Dearborn, Brownstown Township, Wyandotte and the Michigan State Police already have settled lawsuits from the former suspects.

Firefighters discovered the bodies of Langley and Mascow on Feb. 27, 2008, while fighting a house fire at 20685 Coachwood in Riverview. Fire Chief Timothy Bosman said at the time that an accelerant was used to start the house fire, as well as a blaze in a van owned by Langley found two blocks away at Strohm and Edsel in Trenton.

The victims lived in the house together. Hartner’s mother once had dated Langley, and Hartner once lived with him. Police alleged in the wake of the murders that Hartner had organized the crime because she knew where money was kept in the house.

While in custody, Hartner, then 18, confessed to the crime and implicated then-19-year-old Wellwood, her boyfriend at the time, and then-22-year-old Morris, who she alleged provided a car. Wyandotte police officers, who participated in the investigation as part of the Downriver Major Crime Task Force, did not tape the confession, as their facility at the time did not have the technology.

No physical evidence was found to tie any of the three former suspects to the crime.

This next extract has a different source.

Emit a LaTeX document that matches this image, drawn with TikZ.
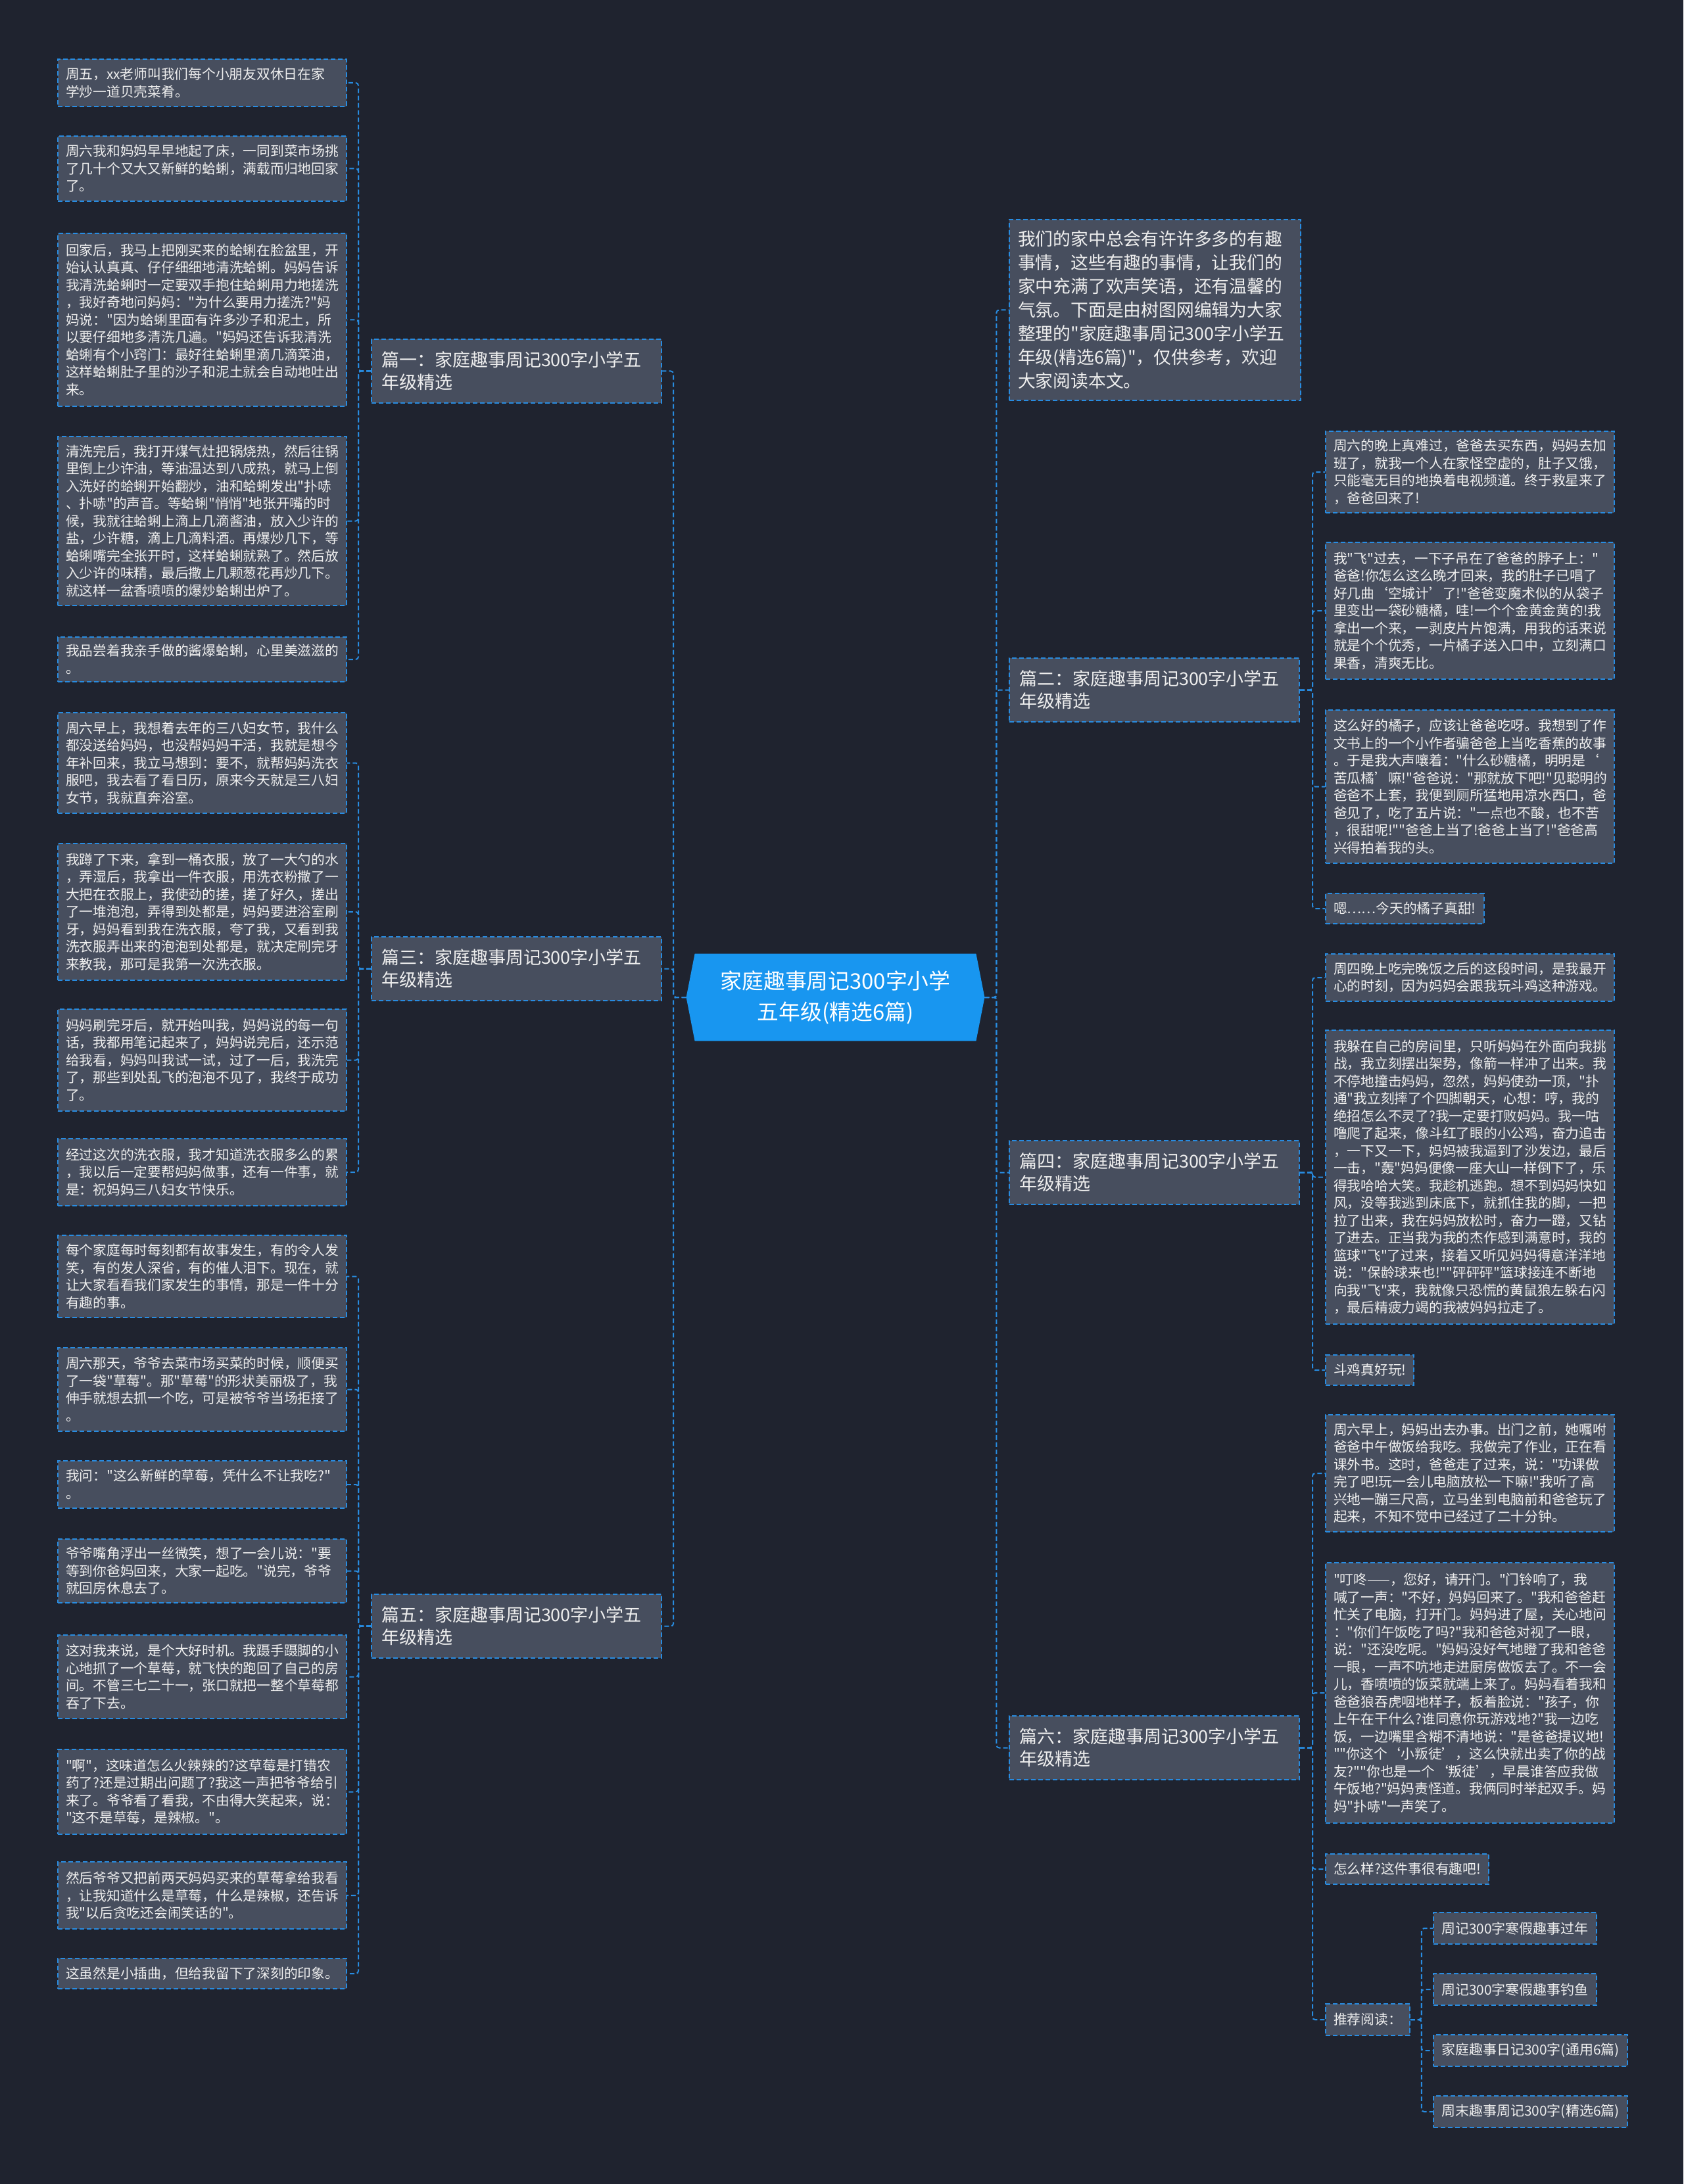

Officers from the other cities mentioned in the suit also assisted in the investigation as part of the task force.

Dearborn paid a total of $5,000 to the plaintiffs. Riverview paid $260,000 to Wellwood, $225,000 to Morris, and $175,000 to Hartner. Wyandotte paid $150,000 each to Wellwood and Morris, and $100,000 to Hartner. Amounts paid by the other cities involved are not known.